**DATASET EXTRACT**
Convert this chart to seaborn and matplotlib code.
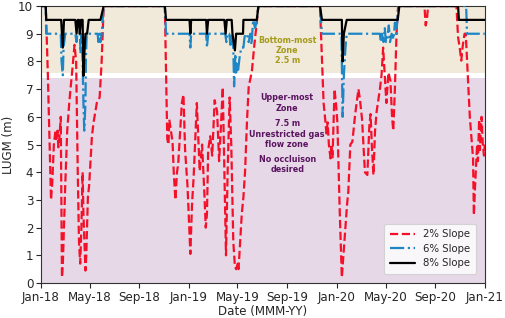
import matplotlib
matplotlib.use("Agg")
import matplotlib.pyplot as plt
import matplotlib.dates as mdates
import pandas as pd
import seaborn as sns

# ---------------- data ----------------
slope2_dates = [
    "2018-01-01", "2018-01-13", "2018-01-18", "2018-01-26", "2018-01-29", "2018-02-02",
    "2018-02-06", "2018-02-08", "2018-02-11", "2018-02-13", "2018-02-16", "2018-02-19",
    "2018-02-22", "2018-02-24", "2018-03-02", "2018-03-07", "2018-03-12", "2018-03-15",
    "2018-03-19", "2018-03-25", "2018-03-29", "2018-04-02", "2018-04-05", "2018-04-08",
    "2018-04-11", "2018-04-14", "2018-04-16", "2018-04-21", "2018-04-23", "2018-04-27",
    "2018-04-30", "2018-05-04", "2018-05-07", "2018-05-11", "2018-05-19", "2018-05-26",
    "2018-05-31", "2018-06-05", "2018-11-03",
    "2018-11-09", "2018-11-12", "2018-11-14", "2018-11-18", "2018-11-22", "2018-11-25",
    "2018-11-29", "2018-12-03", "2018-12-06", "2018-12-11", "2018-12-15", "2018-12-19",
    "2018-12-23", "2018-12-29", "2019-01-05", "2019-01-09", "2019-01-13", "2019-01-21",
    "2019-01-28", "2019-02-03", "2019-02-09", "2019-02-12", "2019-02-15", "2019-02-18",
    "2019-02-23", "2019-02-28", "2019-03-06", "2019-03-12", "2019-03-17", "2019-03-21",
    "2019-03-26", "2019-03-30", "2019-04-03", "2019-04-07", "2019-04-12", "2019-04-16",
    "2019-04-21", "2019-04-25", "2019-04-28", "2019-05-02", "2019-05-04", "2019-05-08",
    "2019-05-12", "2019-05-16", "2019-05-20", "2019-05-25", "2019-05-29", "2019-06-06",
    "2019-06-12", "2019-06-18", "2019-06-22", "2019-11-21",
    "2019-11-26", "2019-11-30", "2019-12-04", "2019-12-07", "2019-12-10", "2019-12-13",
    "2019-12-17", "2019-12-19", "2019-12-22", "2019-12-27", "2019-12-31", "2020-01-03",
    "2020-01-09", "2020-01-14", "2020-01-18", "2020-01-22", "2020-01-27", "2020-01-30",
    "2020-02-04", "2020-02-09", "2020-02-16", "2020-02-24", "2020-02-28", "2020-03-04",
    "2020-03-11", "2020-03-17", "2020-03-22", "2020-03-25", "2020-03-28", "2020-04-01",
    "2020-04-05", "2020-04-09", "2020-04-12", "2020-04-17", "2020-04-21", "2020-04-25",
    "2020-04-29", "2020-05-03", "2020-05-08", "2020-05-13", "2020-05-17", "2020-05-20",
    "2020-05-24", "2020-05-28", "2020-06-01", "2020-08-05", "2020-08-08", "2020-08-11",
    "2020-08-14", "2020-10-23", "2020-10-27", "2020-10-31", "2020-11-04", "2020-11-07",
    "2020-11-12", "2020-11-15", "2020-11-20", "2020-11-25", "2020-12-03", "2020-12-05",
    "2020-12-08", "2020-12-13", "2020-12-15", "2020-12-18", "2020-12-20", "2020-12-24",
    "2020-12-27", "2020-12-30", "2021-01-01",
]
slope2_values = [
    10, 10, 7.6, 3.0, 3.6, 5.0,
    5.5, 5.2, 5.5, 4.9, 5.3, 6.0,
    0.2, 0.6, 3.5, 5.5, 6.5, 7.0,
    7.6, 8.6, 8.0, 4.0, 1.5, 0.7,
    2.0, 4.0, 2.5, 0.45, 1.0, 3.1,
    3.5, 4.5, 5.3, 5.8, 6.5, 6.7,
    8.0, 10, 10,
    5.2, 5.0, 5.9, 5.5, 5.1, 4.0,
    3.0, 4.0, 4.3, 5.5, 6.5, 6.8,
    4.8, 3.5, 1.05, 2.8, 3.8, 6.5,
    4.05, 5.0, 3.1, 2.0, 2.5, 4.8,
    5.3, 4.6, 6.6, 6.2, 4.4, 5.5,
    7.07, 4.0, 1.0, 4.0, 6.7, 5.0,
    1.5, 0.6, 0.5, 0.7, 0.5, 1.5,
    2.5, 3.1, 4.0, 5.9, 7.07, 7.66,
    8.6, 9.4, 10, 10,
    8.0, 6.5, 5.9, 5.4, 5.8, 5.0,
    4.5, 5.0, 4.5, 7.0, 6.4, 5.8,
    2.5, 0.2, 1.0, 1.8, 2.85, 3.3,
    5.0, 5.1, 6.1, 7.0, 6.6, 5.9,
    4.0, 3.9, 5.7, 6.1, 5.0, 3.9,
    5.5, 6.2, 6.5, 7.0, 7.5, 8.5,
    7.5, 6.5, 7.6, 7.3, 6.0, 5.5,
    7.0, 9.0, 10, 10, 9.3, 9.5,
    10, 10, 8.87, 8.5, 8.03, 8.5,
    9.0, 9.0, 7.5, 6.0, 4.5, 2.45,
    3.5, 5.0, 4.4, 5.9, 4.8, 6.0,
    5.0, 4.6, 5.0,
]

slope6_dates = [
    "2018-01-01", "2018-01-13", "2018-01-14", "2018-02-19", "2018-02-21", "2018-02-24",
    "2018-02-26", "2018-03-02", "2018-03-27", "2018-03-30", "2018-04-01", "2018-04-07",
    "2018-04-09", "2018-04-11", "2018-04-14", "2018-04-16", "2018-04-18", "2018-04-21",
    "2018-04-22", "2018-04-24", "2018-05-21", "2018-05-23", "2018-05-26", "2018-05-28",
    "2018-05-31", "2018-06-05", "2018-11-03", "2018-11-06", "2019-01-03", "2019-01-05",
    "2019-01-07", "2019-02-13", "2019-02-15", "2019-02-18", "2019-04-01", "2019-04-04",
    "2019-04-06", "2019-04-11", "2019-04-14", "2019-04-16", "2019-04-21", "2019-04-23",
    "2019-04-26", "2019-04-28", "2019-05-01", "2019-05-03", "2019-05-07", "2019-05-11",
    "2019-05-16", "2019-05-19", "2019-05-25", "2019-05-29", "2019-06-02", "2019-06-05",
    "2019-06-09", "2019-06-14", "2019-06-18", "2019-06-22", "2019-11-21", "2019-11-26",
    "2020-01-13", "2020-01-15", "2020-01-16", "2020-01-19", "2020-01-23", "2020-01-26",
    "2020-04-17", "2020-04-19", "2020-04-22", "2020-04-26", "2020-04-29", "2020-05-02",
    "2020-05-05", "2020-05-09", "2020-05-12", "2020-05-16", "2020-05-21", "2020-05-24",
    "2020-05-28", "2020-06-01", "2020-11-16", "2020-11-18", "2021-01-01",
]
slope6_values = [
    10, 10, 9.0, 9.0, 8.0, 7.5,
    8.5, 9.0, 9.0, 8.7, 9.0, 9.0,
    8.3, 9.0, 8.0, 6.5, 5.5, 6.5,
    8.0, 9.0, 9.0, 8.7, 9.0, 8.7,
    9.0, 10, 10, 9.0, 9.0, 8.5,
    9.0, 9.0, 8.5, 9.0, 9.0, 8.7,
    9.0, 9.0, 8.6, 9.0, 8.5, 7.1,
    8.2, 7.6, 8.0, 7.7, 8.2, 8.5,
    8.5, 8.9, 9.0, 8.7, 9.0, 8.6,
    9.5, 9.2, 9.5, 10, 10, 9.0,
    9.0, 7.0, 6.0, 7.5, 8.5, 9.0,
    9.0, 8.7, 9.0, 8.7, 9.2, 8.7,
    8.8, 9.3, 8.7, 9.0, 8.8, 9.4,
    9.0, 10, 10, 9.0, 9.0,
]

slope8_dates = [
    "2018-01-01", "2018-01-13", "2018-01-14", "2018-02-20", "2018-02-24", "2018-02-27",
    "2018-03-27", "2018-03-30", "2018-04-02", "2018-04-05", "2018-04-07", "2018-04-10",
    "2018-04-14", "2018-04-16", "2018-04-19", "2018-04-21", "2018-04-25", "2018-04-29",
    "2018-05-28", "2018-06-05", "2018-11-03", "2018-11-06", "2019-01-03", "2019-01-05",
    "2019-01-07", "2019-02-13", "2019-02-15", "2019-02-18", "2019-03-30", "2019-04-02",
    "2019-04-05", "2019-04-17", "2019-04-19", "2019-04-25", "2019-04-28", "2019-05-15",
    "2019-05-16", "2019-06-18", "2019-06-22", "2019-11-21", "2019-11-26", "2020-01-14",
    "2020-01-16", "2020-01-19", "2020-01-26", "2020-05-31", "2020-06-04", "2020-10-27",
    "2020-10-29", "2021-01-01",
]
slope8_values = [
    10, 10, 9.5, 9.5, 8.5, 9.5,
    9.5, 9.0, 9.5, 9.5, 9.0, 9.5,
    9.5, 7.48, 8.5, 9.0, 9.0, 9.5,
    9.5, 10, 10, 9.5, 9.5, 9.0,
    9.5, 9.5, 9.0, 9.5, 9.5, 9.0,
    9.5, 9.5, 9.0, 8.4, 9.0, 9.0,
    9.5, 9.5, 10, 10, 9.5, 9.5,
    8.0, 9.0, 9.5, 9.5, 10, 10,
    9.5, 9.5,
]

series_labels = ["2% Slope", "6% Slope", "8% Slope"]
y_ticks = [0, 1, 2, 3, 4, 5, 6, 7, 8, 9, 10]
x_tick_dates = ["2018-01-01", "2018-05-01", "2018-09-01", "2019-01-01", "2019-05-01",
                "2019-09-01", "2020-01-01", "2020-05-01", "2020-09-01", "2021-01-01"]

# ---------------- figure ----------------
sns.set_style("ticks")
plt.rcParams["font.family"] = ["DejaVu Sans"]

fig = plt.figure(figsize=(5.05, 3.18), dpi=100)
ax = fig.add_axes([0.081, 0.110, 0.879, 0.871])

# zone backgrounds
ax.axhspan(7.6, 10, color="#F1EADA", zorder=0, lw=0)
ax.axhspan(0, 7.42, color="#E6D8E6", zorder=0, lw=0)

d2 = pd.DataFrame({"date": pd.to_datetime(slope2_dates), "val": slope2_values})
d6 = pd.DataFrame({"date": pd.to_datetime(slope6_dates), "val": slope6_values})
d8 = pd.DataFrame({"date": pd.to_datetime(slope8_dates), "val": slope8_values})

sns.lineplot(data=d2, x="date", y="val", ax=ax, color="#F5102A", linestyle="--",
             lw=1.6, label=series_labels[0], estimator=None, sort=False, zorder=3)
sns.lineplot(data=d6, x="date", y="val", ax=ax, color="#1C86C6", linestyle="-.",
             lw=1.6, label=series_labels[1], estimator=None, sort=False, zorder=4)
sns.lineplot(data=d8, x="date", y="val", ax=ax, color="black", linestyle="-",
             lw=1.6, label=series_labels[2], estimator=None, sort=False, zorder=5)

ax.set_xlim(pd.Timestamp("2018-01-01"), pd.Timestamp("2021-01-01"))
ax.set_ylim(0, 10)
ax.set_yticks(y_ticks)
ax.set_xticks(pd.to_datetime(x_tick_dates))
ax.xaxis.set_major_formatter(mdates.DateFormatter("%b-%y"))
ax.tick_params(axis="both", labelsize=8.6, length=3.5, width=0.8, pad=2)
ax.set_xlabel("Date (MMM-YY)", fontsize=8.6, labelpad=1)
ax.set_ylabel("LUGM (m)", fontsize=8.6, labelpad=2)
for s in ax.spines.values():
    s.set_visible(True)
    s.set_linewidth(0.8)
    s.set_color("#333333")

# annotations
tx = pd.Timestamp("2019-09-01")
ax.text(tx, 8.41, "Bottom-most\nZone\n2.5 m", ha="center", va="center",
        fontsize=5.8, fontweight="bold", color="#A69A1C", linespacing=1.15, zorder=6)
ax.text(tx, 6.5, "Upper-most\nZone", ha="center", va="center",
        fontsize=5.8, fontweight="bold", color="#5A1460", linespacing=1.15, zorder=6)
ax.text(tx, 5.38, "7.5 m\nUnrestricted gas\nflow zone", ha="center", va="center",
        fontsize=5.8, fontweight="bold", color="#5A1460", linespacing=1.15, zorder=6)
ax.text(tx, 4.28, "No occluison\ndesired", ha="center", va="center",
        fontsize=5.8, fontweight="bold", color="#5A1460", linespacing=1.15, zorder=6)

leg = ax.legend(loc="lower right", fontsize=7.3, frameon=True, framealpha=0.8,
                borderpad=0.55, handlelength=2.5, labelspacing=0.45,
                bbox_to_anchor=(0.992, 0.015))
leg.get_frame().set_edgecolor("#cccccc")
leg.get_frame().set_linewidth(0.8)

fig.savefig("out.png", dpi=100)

**THE EXERCISE**
Transcribe exactly, with no pictures, the lines running from the first line of the material through the line holding "import seaborn as sns".

**COMPLETE RESPONSE**
Convert this chart to seaborn and matplotlib code.
import matplotlib
matplotlib.use("Agg")
import matplotlib.pyplot as plt
import matplotlib.dates as mdates
import pandas as pd
import seaborn as sns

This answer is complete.